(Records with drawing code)
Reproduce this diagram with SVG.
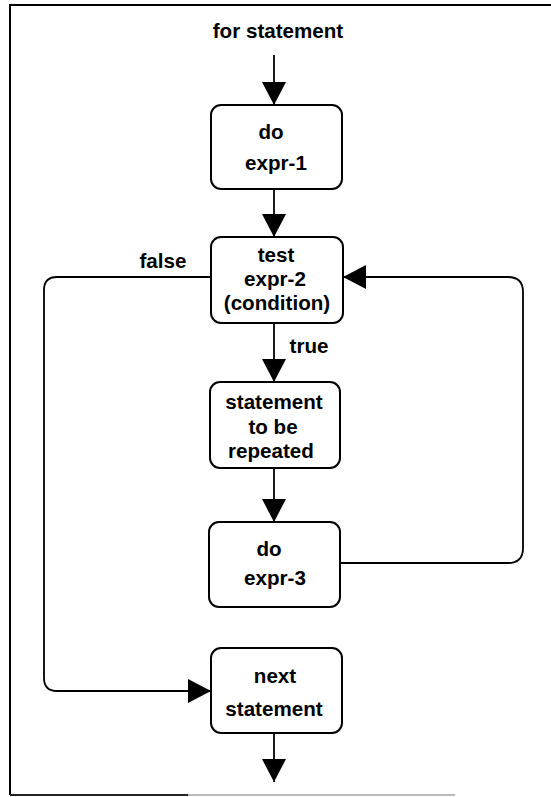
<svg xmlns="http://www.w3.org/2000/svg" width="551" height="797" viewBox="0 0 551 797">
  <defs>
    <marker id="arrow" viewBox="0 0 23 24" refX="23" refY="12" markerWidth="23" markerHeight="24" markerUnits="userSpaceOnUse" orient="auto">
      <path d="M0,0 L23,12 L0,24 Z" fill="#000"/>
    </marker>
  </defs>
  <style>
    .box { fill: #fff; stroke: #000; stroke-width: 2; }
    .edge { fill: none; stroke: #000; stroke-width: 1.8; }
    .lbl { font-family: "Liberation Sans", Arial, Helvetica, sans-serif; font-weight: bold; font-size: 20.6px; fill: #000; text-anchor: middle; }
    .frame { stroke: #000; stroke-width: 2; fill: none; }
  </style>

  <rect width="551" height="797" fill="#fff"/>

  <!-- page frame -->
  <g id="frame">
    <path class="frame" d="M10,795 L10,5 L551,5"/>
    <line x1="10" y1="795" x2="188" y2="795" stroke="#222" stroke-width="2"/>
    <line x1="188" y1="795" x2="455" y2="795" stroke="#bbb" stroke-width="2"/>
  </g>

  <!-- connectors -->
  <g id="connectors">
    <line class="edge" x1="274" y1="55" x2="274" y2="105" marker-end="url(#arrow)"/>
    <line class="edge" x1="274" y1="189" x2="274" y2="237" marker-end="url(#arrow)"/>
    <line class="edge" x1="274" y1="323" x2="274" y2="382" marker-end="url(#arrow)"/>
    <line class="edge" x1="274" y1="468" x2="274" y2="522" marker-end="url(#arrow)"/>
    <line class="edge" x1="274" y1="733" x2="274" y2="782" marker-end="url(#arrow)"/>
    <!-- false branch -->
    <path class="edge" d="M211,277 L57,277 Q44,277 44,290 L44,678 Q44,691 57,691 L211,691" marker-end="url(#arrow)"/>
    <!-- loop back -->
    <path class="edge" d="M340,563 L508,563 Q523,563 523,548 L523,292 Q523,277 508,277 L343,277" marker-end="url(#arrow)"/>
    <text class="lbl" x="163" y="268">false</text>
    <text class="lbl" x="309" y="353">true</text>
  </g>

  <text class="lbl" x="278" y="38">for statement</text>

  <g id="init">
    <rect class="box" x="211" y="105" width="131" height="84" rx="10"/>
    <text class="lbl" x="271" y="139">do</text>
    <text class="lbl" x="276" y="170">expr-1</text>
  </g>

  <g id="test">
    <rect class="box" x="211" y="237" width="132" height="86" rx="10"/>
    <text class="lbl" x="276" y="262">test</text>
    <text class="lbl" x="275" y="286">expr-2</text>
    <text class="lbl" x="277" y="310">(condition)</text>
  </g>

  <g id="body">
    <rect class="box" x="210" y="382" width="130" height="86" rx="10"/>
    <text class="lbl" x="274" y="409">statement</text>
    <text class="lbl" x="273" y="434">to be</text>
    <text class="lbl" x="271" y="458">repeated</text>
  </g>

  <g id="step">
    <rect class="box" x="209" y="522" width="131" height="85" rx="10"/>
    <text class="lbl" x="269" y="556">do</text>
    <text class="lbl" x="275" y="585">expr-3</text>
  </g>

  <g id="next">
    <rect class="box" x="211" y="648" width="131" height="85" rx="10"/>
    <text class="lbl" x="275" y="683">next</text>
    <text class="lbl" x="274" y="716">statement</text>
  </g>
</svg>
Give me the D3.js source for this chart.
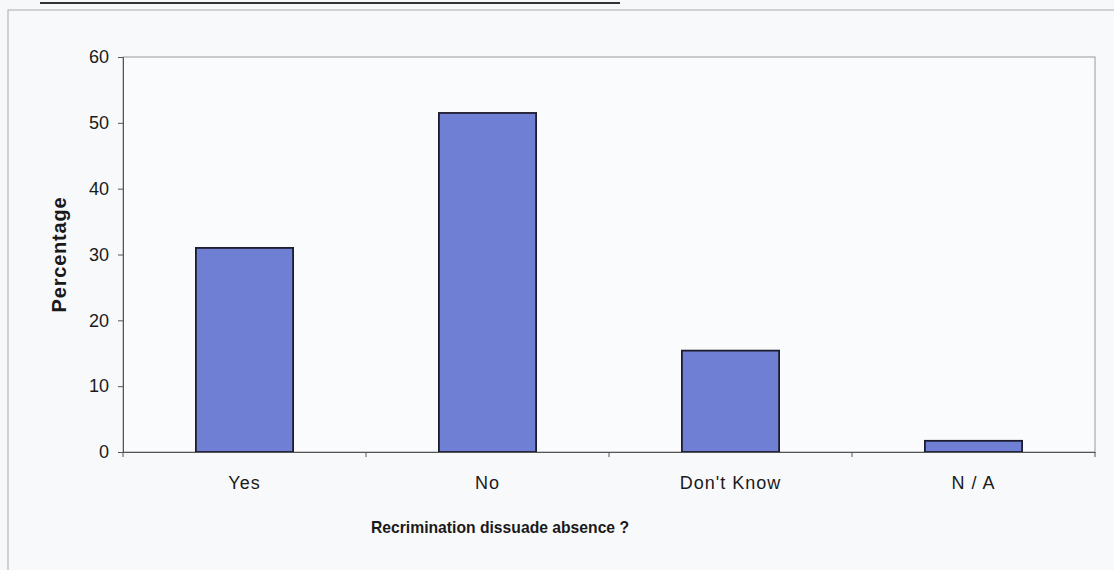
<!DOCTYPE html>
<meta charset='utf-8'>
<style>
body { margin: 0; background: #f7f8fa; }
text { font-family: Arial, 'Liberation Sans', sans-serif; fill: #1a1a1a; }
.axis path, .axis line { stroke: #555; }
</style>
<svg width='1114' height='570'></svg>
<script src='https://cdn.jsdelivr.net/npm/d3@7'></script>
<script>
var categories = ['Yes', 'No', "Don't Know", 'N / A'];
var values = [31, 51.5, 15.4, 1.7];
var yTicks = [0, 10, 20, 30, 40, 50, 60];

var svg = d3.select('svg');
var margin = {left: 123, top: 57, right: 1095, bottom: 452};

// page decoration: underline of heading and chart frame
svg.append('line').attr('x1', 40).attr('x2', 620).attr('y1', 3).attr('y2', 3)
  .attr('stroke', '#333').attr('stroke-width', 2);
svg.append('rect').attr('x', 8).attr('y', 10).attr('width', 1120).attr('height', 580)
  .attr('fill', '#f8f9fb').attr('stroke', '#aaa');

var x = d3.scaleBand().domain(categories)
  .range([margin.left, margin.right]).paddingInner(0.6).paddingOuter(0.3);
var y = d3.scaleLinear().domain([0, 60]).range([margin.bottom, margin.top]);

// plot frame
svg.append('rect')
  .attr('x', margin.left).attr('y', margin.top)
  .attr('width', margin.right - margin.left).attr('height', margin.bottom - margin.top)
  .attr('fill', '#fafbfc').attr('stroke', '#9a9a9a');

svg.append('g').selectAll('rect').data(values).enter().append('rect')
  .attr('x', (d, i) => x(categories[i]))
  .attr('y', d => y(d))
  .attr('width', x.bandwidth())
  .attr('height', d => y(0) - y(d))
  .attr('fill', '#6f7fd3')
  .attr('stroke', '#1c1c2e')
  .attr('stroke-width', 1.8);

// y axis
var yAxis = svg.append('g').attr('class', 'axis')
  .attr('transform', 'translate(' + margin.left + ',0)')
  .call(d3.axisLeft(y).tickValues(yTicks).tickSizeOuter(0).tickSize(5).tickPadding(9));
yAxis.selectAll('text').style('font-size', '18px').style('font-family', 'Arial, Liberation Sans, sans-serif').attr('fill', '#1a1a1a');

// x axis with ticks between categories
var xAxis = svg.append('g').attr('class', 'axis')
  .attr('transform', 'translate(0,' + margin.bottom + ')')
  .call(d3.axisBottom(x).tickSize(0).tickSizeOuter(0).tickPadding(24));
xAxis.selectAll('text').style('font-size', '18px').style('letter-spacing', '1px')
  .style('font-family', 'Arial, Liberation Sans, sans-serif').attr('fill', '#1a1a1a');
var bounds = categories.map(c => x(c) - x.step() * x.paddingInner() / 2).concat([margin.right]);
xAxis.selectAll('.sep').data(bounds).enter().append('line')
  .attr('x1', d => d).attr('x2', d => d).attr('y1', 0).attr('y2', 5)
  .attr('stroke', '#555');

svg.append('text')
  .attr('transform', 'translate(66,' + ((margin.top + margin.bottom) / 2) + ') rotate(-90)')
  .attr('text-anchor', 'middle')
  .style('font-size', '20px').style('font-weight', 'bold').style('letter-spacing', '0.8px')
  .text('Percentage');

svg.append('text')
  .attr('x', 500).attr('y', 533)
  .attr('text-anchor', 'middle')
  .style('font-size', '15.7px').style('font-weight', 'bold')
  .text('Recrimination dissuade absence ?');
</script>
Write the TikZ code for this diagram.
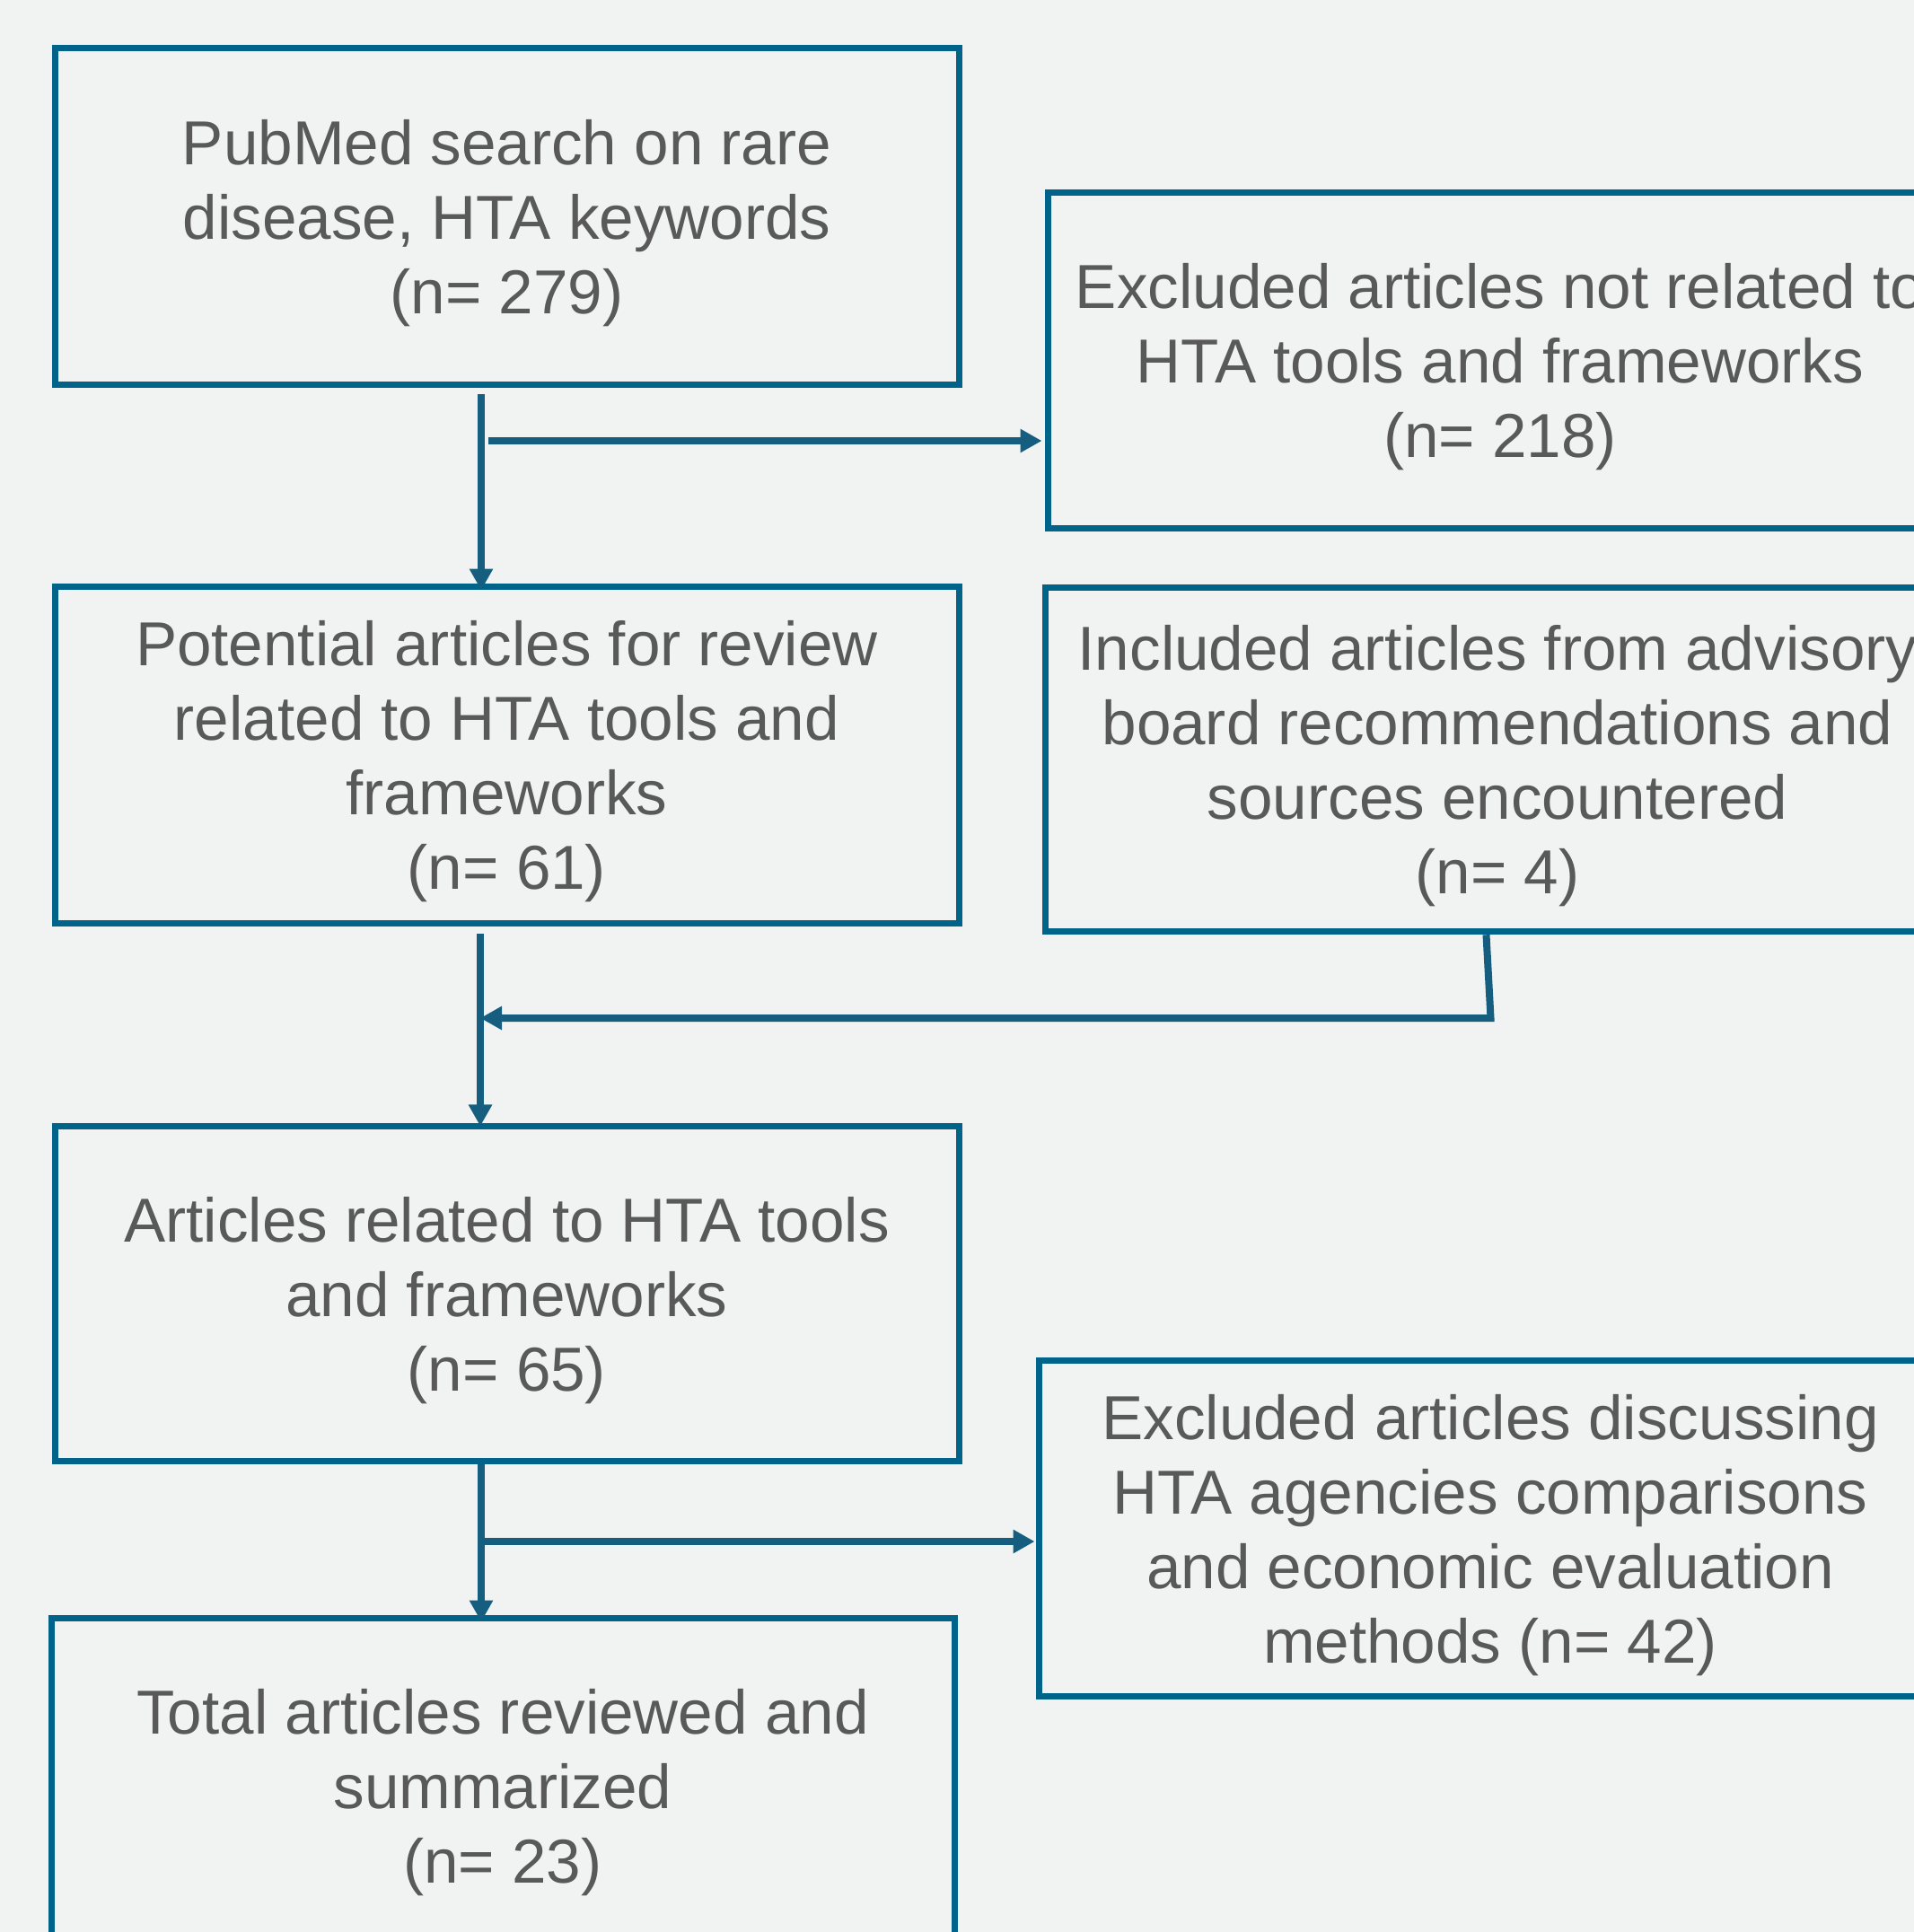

* SET TASK:
Repeat the records above verbatim, with no pictures in the result.

* RESPONSE:
Reproduce this diagram with SVG.
<svg xmlns="http://www.w3.org/2000/svg" width="551" height="797" viewBox="0 0 551 797">
  <defs>
    <marker id="arrow" viewBox="0 0 23 24" refX="23" refY="12" markerWidth="23" markerHeight="24" markerUnits="userSpaceOnUse" orient="auto">
      <path d="M0,0 L23,12 L0,24 Z" fill="#000"/>
    </marker>
  </defs>
  <style>
    .box { fill: #fff; stroke: #000; stroke-width: 2; }
    .edge { fill: none; stroke: #000; stroke-width: 1.8; }
    .lbl { font-family: "Liberation Sans", Arial, Helvetica, sans-serif; font-weight: bold; font-size: 20.6px; fill: #000; text-anchor: middle; }
    .frame { stroke: #000; stroke-width: 2; fill: none; }
  </style>

  <rect width="551" height="797" fill="#fff"/>

  <!-- page frame -->
  <g id="frame">
    <path class="frame" d="M10,795 L10,5 L551,5"/>
    <line x1="10" y1="795" x2="188" y2="795" stroke="#222" stroke-width="2"/>
    <line x1="188" y1="795" x2="455" y2="795" stroke="#bbb" stroke-width="2"/>
  </g>

  <!-- connectors -->
  <g id="connectors">
    <line class="edge" x1="274" y1="55" x2="274" y2="105" marker-end="url(#arrow)"/>
    <line class="edge" x1="274" y1="189" x2="274" y2="237" marker-end="url(#arrow)"/>
    <line class="edge" x1="274" y1="323" x2="274" y2="382" marker-end="url(#arrow)"/>
    <line class="edge" x1="274" y1="468" x2="274" y2="522" marker-end="url(#arrow)"/>
    <line class="edge" x1="274" y1="733" x2="274" y2="782" marker-end="url(#arrow)"/>
    <!-- false branch -->
    <path class="edge" d="M211,277 L57,277 Q44,277 44,290 L44,678 Q44,691 57,691 L211,691" marker-end="url(#arrow)"/>
    <!-- loop back -->
    <path class="edge" d="M340,563 L508,563 Q523,563 523,548 L523,292 Q523,277 508,277 L343,277" marker-end="url(#arrow)"/>
    <text class="lbl" x="163" y="268">false</text>
    <text class="lbl" x="309" y="353">true</text>
  </g>

  <text class="lbl" x="278" y="38">for statement</text>

  <g id="init">
    <rect class="box" x="211" y="105" width="131" height="84" rx="10"/>
    <text class="lbl" x="271" y="139">do</text>
    <text class="lbl" x="276" y="170">expr-1</text>
  </g>

  <g id="test">
    <rect class="box" x="211" y="237" width="132" height="86" rx="10"/>
    <text class="lbl" x="276" y="262">test</text>
    <text class="lbl" x="275" y="286">expr-2</text>
    <text class="lbl" x="277" y="310">(condition)</text>
  </g>

  <g id="body">
    <rect class="box" x="210" y="382" width="130" height="86" rx="10"/>
    <text class="lbl" x="274" y="409">statement</text>
    <text class="lbl" x="273" y="434">to be</text>
    <text class="lbl" x="271" y="458">repeated</text>
  </g>

  <g id="step">
    <rect class="box" x="209" y="522" width="131" height="85" rx="10"/>
    <text class="lbl" x="269" y="556">do</text>
    <text class="lbl" x="275" y="585">expr-3</text>
  </g>

  <g id="next">
    <rect class="box" x="211" y="648" width="131" height="85" rx="10"/>
    <text class="lbl" x="275" y="683">next</text>
    <text class="lbl" x="274" y="716">statement</text>
  </g>
</svg>
Give me the D3.js source for this chart.
<!DOCTYPE html>
<meta charset='utf-8'>
<style>
body { margin: 0; background: #f7f8fa; }
text { font-family: Arial, 'Liberation Sans', sans-serif; fill: #1a1a1a; }
.axis path, .axis line { stroke: #555; }
</style>
<svg width='1114' height='570'></svg>
<script src='https://cdn.jsdelivr.net/npm/d3@7'></script>
<script>
var categories = ['Yes', 'No', "Don't Know", 'N / A'];
var values = [31, 51.5, 15.4, 1.7];
var yTicks = [0, 10, 20, 30, 40, 50, 60];

var svg = d3.select('svg');
var margin = {left: 123, top: 57, right: 1095, bottom: 452};

// page decoration: underline of heading and chart frame
svg.append('line').attr('x1', 40).attr('x2', 620).attr('y1', 3).attr('y2', 3)
  .attr('stroke', '#333').attr('stroke-width', 2);
svg.append('rect').attr('x', 8).attr('y', 10).attr('width', 1120).attr('height', 580)
  .attr('fill', '#f8f9fb').attr('stroke', '#aaa');

var x = d3.scaleBand().domain(categories)
  .range([margin.left, margin.right]).paddingInner(0.6).paddingOuter(0.3);
var y = d3.scaleLinear().domain([0, 60]).range([margin.bottom, margin.top]);

// plot frame
svg.append('rect')
  .attr('x', margin.left).attr('y', margin.top)
  .attr('width', margin.right - margin.left).attr('height', margin.bottom - margin.top)
  .attr('fill', '#fafbfc').attr('stroke', '#9a9a9a');

svg.append('g').selectAll('rect').data(values).enter().append('rect')
  .attr('x', (d, i) => x(categories[i]))
  .attr('y', d => y(d))
  .attr('width', x.bandwidth())
  .attr('height', d => y(0) - y(d))
  .attr('fill', '#6f7fd3')
  .attr('stroke', '#1c1c2e')
  .attr('stroke-width', 1.8);

// y axis
var yAxis = svg.append('g').attr('class', 'axis')
  .attr('transform', 'translate(' + margin.left + ',0)')
  .call(d3.axisLeft(y).tickValues(yTicks).tickSizeOuter(0).tickSize(5).tickPadding(9));
yAxis.selectAll('text').style('font-size', '18px').style('font-family', 'Arial, Liberation Sans, sans-serif').attr('fill', '#1a1a1a');

// x axis with ticks between categories
var xAxis = svg.append('g').attr('class', 'axis')
  .attr('transform', 'translate(0,' + margin.bottom + ')')
  .call(d3.axisBottom(x).tickSize(0).tickSizeOuter(0).tickPadding(24));
xAxis.selectAll('text').style('font-size', '18px').style('letter-spacing', '1px')
  .style('font-family', 'Arial, Liberation Sans, sans-serif').attr('fill', '#1a1a1a');
var bounds = categories.map(c => x(c) - x.step() * x.paddingInner() / 2).concat([margin.right]);
xAxis.selectAll('.sep').data(bounds).enter().append('line')
  .attr('x1', d => d).attr('x2', d => d).attr('y1', 0).attr('y2', 5)
  .attr('stroke', '#555');

svg.append('text')
  .attr('transform', 'translate(66,' + ((margin.top + margin.bottom) / 2) + ') rotate(-90)')
  .attr('text-anchor', 'middle')
  .style('font-size', '20px').style('font-weight', 'bold').style('letter-spacing', '0.8px')
  .text('Percentage');

svg.append('text')
  .attr('x', 500).attr('y', 533)
  .attr('text-anchor', 'middle')
  .style('font-size', '15.7px').style('font-weight', 'bold')
  .text('Recrimination dissuade absence ?');
</script>
Write the TikZ code for this diagram.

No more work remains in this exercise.